### [Problem to work on]
In the listing that follows, retype every line from the first through the one containing "(j20) at (234,399)". Pictures are to be left out.

'''

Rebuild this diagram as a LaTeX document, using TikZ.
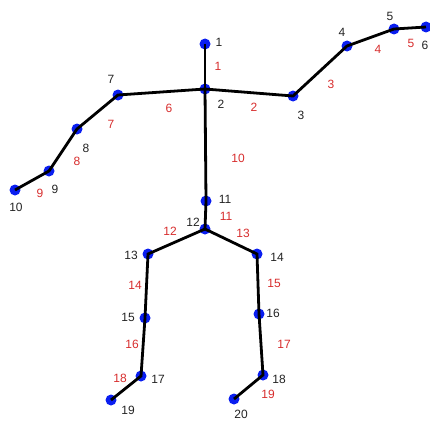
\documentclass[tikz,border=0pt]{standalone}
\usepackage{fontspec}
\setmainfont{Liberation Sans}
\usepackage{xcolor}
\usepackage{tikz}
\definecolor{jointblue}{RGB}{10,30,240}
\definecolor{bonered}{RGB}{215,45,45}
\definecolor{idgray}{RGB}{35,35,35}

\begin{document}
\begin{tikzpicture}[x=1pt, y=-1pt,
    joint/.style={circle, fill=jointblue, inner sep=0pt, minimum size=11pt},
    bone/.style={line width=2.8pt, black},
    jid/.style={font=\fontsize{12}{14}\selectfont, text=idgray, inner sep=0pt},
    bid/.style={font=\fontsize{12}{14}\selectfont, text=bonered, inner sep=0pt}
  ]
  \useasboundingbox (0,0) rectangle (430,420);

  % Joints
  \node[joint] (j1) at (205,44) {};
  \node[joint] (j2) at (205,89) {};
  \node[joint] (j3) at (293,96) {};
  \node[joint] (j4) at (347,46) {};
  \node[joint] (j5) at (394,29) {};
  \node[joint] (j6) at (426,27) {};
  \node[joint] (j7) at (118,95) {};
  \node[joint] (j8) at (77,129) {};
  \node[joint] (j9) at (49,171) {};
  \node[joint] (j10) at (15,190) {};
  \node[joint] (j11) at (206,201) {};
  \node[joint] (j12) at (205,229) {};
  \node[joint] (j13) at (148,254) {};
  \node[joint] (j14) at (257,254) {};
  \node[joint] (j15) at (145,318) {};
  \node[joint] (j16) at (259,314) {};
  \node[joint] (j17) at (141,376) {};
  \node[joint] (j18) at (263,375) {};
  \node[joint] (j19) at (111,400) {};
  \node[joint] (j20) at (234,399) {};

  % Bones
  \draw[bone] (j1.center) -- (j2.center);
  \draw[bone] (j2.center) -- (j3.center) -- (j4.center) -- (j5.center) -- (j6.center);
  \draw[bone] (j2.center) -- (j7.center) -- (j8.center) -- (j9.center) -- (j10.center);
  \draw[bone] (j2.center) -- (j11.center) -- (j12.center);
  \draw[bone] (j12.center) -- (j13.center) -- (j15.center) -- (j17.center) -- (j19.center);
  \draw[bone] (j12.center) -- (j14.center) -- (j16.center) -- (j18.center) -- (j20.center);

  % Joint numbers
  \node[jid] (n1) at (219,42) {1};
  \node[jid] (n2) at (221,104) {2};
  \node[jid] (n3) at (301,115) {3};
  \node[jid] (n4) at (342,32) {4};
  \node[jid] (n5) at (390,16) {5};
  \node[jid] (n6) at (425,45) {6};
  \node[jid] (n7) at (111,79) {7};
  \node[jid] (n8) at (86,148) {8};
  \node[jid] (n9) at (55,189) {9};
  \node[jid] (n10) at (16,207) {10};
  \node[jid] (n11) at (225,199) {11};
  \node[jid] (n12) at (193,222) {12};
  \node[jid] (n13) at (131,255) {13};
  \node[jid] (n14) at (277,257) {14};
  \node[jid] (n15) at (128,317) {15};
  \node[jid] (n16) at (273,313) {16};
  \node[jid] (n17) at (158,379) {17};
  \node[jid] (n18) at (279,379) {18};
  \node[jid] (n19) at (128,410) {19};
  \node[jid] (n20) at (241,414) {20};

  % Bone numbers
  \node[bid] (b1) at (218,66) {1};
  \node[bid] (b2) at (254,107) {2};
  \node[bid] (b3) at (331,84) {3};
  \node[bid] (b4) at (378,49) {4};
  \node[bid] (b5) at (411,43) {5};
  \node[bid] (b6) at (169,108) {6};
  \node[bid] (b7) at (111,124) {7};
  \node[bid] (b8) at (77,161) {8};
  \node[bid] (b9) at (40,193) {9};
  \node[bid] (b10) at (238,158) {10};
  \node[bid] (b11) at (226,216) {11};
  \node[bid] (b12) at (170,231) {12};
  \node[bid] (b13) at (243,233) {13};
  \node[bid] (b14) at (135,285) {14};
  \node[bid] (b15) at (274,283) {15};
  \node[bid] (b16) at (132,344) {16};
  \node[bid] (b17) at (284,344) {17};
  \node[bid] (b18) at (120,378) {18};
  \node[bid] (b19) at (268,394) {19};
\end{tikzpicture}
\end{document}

'''

### [Response]
Rebuild this diagram as a LaTeX document, using TikZ.
\documentclass[tikz,border=0pt]{standalone}
\usepackage{fontspec}
\setmainfont{Liberation Sans}
\usepackage{xcolor}
\usepackage{tikz}
\definecolor{jointblue}{RGB}{10,30,240}
\definecolor{bonered}{RGB}{215,45,45}
\definecolor{idgray}{RGB}{35,35,35}

\begin{document}
\begin{tikzpicture}[x=1pt, y=-1pt,
    joint/.style={circle, fill=jointblue, inner sep=0pt, minimum size=11pt},
    bone/.style={line width=2.8pt, black},
    jid/.style={font=\fontsize{12}{14}\selectfont, text=idgray, inner sep=0pt},
    bid/.style={font=\fontsize{12}{14}\selectfont, text=bonered, inner sep=0pt}
  ]
  \useasboundingbox (0,0) rectangle (430,420);

  % Joints
  \node[joint] (j1) at (205,44) {};
  \node[joint] (j2) at (205,89) {};
  \node[joint] (j3) at (293,96) {};
  \node[joint] (j4) at (347,46) {};
  \node[joint] (j5) at (394,29) {};
  \node[joint] (j6) at (426,27) {};
  \node[joint] (j7) at (118,95) {};
  \node[joint] (j8) at (77,129) {};
  \node[joint] (j9) at (49,171) {};
  \node[joint] (j10) at (15,190) {};
  \node[joint] (j11) at (206,201) {};
  \node[joint] (j12) at (205,229) {};
  \node[joint] (j13) at (148,254) {};
  \node[joint] (j14) at (257,254) {};
  \node[joint] (j15) at (145,318) {};
  \node[joint] (j16) at (259,314) {};
  \node[joint] (j17) at (141,376) {};
  \node[joint] (j18) at (263,375) {};
  \node[joint] (j19) at (111,400) {};
  \node[joint] (j20) at (234,399) {};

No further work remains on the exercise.